===== INPUT RECORDS
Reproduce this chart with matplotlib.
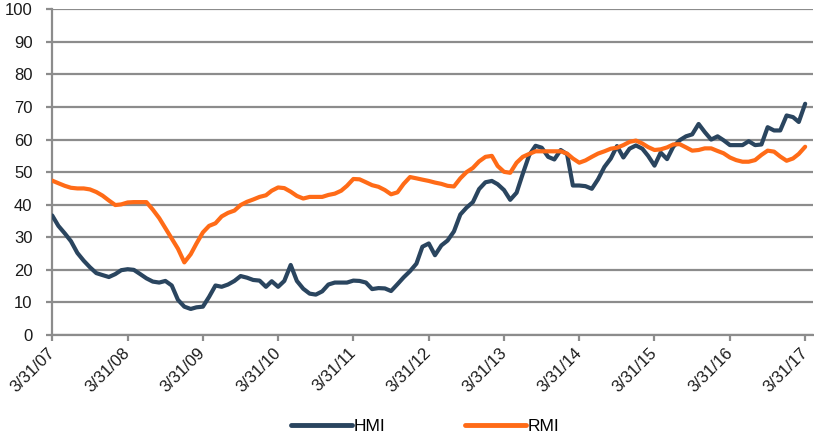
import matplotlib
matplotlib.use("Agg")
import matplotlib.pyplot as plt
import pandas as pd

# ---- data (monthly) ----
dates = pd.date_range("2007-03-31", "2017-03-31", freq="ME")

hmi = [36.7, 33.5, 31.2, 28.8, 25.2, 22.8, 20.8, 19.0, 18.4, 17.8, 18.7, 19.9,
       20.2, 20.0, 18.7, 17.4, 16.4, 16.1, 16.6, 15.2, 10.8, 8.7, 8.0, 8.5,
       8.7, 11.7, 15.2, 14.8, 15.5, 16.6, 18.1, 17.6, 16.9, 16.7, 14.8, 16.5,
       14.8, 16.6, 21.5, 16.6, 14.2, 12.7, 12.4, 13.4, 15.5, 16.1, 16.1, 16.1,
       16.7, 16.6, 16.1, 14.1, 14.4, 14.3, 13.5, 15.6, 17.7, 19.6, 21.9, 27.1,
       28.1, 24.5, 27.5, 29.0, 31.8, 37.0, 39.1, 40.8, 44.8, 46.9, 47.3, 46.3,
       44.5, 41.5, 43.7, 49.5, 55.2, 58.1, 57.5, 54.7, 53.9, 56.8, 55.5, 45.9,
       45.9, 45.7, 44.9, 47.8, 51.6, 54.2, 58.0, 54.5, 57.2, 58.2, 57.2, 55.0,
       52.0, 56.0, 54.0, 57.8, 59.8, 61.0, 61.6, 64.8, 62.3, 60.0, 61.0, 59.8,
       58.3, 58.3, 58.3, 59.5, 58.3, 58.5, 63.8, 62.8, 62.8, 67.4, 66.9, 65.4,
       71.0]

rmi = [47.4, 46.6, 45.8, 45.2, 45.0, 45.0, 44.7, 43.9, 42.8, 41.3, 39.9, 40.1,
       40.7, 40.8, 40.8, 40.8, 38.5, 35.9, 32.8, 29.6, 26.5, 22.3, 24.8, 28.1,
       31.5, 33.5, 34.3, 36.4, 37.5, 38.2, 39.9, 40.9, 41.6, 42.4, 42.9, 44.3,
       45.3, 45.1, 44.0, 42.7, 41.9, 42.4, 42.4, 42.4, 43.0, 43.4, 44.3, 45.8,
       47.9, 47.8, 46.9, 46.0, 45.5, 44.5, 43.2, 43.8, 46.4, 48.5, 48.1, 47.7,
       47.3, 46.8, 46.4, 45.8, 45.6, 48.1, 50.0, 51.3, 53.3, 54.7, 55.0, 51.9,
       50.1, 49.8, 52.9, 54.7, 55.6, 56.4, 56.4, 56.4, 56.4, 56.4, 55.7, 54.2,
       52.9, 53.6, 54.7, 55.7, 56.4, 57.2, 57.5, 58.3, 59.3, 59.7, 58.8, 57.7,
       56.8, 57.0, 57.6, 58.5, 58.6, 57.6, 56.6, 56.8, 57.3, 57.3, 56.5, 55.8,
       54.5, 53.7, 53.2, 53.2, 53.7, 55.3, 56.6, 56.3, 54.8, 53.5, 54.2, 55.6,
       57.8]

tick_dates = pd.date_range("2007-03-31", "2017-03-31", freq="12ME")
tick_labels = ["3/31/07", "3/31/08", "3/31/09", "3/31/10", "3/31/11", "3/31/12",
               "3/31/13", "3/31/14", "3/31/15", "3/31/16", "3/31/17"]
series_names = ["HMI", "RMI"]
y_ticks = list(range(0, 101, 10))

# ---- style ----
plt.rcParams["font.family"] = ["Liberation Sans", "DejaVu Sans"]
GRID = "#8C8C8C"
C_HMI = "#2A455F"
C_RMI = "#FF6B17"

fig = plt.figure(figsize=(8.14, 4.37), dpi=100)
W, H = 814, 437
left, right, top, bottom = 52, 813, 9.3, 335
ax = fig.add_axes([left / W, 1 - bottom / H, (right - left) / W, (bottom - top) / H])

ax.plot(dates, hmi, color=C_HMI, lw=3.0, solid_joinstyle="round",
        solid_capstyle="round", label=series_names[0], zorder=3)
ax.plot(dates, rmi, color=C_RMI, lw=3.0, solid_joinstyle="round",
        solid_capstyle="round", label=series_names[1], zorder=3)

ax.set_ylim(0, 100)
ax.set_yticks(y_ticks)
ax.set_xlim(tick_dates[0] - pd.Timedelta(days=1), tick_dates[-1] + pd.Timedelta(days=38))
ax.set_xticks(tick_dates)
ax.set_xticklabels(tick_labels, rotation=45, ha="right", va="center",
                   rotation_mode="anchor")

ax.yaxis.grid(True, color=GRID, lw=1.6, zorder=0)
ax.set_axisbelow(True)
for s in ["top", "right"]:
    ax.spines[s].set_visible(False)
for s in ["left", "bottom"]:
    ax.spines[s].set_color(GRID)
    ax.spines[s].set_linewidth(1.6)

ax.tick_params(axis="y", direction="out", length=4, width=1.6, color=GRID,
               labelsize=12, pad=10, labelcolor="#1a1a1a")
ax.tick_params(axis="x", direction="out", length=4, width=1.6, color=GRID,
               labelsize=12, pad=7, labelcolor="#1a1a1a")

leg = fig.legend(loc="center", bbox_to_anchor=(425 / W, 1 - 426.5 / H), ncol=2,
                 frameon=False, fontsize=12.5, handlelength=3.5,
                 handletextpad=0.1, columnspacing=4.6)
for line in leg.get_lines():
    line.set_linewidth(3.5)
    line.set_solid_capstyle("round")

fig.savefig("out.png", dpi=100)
==========
===== INPUT RECORDS
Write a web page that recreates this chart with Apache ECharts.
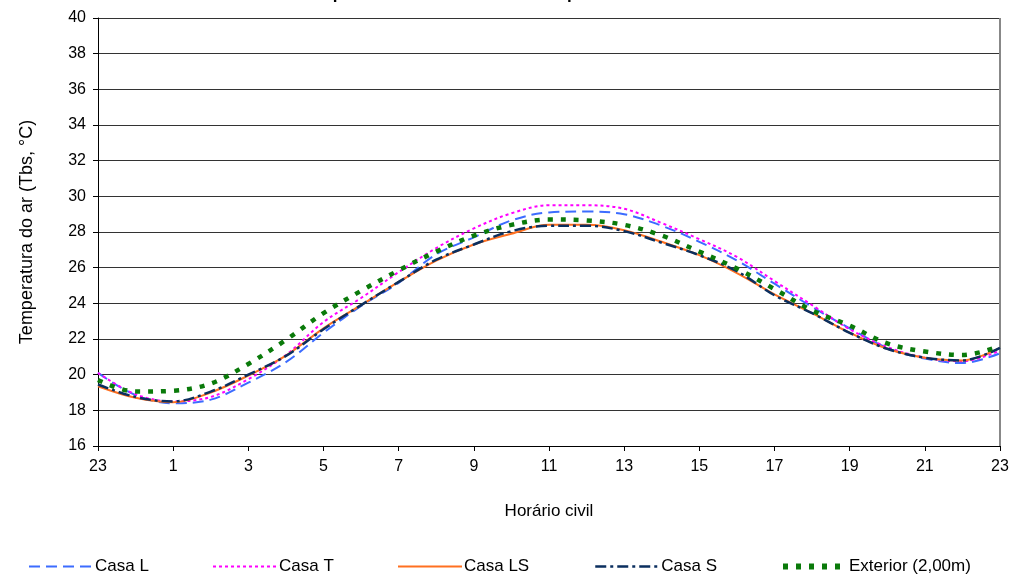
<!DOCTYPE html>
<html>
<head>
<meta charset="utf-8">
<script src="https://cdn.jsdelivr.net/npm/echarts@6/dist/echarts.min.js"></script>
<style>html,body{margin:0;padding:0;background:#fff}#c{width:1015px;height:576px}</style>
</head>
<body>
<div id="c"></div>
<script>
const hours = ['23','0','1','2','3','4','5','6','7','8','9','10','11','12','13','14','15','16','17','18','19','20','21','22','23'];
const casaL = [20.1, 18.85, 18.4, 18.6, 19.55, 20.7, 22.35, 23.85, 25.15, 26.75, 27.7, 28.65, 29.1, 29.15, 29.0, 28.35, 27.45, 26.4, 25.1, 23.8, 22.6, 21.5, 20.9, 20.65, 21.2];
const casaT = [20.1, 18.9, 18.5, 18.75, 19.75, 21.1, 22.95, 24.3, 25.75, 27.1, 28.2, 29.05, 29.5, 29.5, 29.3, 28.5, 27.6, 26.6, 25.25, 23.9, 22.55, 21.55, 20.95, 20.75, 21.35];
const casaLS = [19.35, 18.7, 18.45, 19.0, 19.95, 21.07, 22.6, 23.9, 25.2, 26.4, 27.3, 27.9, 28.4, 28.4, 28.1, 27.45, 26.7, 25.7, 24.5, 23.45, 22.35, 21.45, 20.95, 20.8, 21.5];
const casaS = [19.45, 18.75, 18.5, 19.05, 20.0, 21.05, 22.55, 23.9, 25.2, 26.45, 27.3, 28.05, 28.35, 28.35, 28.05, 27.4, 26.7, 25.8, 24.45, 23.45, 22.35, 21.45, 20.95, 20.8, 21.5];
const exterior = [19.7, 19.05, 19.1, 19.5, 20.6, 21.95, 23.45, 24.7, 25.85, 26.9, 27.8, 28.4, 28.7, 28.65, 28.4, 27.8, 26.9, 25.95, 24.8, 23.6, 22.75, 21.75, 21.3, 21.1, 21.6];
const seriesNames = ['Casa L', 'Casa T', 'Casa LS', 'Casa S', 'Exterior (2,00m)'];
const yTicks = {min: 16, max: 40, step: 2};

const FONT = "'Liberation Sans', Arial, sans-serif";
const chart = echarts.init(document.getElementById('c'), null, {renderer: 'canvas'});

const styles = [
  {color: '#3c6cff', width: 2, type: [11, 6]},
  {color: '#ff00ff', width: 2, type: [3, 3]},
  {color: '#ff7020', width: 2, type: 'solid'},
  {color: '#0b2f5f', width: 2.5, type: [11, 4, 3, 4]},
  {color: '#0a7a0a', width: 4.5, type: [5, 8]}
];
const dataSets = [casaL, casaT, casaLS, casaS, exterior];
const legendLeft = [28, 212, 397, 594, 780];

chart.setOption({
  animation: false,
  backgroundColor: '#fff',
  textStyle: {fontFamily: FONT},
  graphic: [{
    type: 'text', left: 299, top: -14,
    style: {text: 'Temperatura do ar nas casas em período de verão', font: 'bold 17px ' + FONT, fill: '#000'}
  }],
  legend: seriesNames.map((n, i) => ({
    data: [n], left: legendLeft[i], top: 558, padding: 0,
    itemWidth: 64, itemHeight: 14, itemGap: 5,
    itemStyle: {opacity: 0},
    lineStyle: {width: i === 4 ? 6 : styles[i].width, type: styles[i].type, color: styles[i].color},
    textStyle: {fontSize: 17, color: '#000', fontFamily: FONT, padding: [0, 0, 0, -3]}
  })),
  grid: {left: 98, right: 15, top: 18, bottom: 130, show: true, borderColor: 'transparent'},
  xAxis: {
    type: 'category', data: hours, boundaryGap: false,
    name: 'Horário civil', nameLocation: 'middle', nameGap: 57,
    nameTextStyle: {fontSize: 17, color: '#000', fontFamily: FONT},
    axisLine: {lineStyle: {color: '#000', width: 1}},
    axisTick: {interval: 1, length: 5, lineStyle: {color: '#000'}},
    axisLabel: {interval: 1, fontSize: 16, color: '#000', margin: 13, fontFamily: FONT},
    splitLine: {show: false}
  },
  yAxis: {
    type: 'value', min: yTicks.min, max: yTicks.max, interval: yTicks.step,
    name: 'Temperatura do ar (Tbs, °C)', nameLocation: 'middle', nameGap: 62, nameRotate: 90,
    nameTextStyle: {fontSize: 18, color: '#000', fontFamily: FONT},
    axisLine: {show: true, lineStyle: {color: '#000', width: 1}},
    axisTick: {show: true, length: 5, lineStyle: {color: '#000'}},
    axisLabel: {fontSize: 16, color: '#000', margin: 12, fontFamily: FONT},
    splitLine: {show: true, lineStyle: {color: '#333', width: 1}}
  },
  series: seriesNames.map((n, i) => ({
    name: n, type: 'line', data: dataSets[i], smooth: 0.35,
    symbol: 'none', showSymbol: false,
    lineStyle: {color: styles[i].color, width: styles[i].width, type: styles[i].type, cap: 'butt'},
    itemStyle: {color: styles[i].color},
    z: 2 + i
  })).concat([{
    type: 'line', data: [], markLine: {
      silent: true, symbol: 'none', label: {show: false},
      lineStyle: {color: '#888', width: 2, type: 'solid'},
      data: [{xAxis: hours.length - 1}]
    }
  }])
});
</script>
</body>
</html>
==========
Examine the listing and say how many of its lines contain the string "with". Give the number alone.

**EXERCISE RESPONSE**
2